Aim — Without including the pictures, copy out every line below.
□ □ □
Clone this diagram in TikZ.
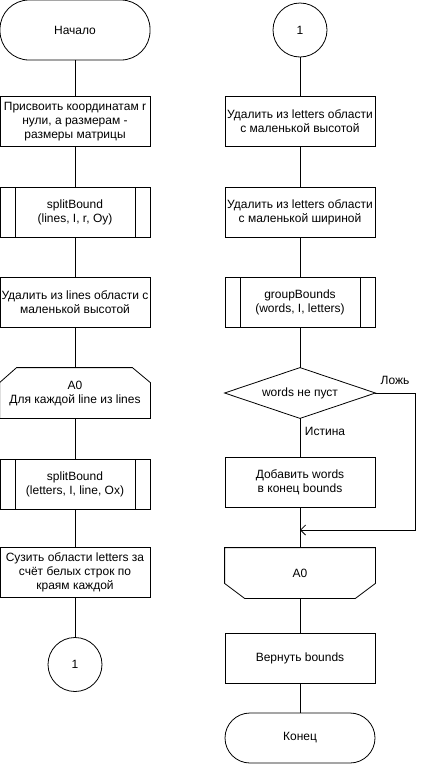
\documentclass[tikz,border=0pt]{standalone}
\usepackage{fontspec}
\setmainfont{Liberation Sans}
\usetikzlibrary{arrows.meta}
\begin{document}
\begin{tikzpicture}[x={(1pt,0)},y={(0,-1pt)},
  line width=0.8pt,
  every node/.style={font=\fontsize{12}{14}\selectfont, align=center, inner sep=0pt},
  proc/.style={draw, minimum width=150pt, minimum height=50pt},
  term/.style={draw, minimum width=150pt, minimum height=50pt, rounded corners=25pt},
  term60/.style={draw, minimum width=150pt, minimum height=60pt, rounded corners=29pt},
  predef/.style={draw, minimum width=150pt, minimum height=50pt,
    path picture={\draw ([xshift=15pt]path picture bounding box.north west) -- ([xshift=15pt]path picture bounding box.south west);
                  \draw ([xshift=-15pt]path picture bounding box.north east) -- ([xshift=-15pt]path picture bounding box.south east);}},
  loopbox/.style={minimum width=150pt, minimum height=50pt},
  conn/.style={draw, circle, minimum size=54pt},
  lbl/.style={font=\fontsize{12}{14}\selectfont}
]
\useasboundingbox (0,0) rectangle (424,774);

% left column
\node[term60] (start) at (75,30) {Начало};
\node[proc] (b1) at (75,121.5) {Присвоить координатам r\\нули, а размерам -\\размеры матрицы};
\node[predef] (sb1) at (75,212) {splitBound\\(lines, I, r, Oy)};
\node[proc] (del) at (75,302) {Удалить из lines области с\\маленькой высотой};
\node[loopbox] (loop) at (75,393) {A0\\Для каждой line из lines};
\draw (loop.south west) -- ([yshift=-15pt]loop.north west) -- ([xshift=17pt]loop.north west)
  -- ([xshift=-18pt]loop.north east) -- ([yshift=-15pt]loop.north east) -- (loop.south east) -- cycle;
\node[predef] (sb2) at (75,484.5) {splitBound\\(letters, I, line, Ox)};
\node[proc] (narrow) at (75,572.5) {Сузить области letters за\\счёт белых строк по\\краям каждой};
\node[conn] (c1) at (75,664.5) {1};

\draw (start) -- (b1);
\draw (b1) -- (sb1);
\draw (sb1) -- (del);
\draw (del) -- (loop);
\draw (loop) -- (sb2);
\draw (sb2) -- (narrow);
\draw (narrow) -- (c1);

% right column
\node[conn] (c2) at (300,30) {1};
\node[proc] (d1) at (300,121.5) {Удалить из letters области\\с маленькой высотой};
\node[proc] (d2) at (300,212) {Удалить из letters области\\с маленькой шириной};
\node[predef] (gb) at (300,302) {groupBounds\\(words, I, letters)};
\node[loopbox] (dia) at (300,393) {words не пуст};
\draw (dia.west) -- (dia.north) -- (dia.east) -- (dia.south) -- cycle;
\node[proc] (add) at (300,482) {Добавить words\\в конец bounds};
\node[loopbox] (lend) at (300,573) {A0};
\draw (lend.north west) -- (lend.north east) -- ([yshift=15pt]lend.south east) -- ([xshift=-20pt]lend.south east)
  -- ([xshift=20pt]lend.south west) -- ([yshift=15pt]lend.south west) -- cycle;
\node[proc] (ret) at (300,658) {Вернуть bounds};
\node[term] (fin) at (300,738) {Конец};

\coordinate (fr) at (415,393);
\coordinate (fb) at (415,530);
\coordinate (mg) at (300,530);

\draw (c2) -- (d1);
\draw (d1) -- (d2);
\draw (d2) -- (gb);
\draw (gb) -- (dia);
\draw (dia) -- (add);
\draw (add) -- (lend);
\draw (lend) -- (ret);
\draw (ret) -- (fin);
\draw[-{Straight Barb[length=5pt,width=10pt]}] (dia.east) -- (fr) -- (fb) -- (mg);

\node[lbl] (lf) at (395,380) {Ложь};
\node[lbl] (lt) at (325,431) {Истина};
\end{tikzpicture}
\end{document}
□ □ □
Correct result —
Clone this diagram in TikZ.
\documentclass[tikz,border=0pt]{standalone}
\usepackage{fontspec}
\setmainfont{Liberation Sans}
\usetikzlibrary{arrows.meta}
\begin{document}
\begin{tikzpicture}[x={(1pt,0)},y={(0,-1pt)},
  line width=0.8pt,
  every node/.style={font=\fontsize{12}{14}\selectfont, align=center, inner sep=0pt},
  proc/.style={draw, minimum width=150pt, minimum height=50pt},
  term/.style={draw, minimum width=150pt, minimum height=50pt, rounded corners=25pt},
  term60/.style={draw, minimum width=150pt, minimum height=60pt, rounded corners=29pt},
  predef/.style={draw, minimum width=150pt, minimum height=50pt,
    path picture={\draw ([xshift=15pt]path picture bounding box.north west) -- ([xshift=15pt]path picture bounding box.south west);
                  \draw ([xshift=-15pt]path picture bounding box.north east) -- ([xshift=-15pt]path picture bounding box.south east);}},
  loopbox/.style={minimum width=150pt, minimum height=50pt},
  conn/.style={draw, circle, minimum size=54pt},
  lbl/.style={font=\fontsize{12}{14}\selectfont}
]
\useasboundingbox (0,0) rectangle (424,774);

% left column
\node[term60] (start) at (75,30) {Начало};
\node[proc] (b1) at (75,121.5) {Присвоить координатам r\\нули, а размерам -\\размеры матрицы};
\node[predef] (sb1) at (75,212) {splitBound\\(lines, I, r, Oy)};
\node[proc] (del) at (75,302) {Удалить из lines области с\\маленькой высотой};
\node[loopbox] (loop) at (75,393) {A0\\Для каждой line из lines};
\draw (loop.south west) -- ([yshift=-15pt]loop.north west) -- ([xshift=17pt]loop.north west)
  -- ([xshift=-18pt]loop.north east) -- ([yshift=-15pt]loop.north east) -- (loop.south east) -- cycle;
\node[predef] (sb2) at (75,484.5) {splitBound\\(letters, I, line, Ox)};
\node[proc] (narrow) at (75,572.5) {Сузить области letters за\\счёт белых строк по\\краям каждой};
\node[conn] (c1) at (75,664.5) {1};

\draw (start) -- (b1);
\draw (b1) -- (sb1);
\draw (sb1) -- (del);
\draw (del) -- (loop);
\draw (loop) -- (sb2);
\draw (sb2) -- (narrow);
\draw (narrow) -- (c1);

% right column
\node[conn] (c2) at (300,30) {1};
\node[proc] (d1) at (300,121.5) {Удалить из letters области\\с маленькой высотой};
\node[proc] (d2) at (300,212) {Удалить из letters области\\с маленькой шириной};
\node[predef] (gb) at (300,302) {groupBounds\\(words, I, letters)};
\node[loopbox] (dia) at (300,393) {words не пуст};
\draw (dia.west) -- (dia.north) -- (dia.east) -- (dia.south) -- cycle;
\node[proc] (add) at (300,482) {Добавить words\\в конец bounds};
\node[loopbox] (lend) at (300,573) {A0};
\draw (lend.north west) -- (lend.north east) -- ([yshift=15pt]lend.south east) -- ([xshift=-20pt]lend.south east)
  -- ([xshift=20pt]lend.south west) -- ([yshift=15pt]lend.south west) -- cycle;
\node[proc] (ret) at (300,658) {Вернуть bounds};
\node[term] (fin) at (300,738) {Конец};

\coordinate (fr) at (415,393);
\coordinate (fb) at (415,530);
\coordinate (mg) at (300,530);

\draw (c2) -- (d1);
\draw (d1) -- (d2);
\draw (d2) -- (gb);
\draw (gb) -- (dia);
\draw (dia) -- (add);
\draw (add) -- (lend);
\draw (lend) -- (ret);
\draw (ret) -- (fin);
\draw[-{Straight Barb[length=5pt,width=10pt]}] (dia.east) -- (fr) -- (fb) -- (mg);

\node[lbl] (lf) at (395,380) {Ложь};
\node[lbl] (lt) at (325,431) {Истина};
\end{tikzpicture}
\end{document}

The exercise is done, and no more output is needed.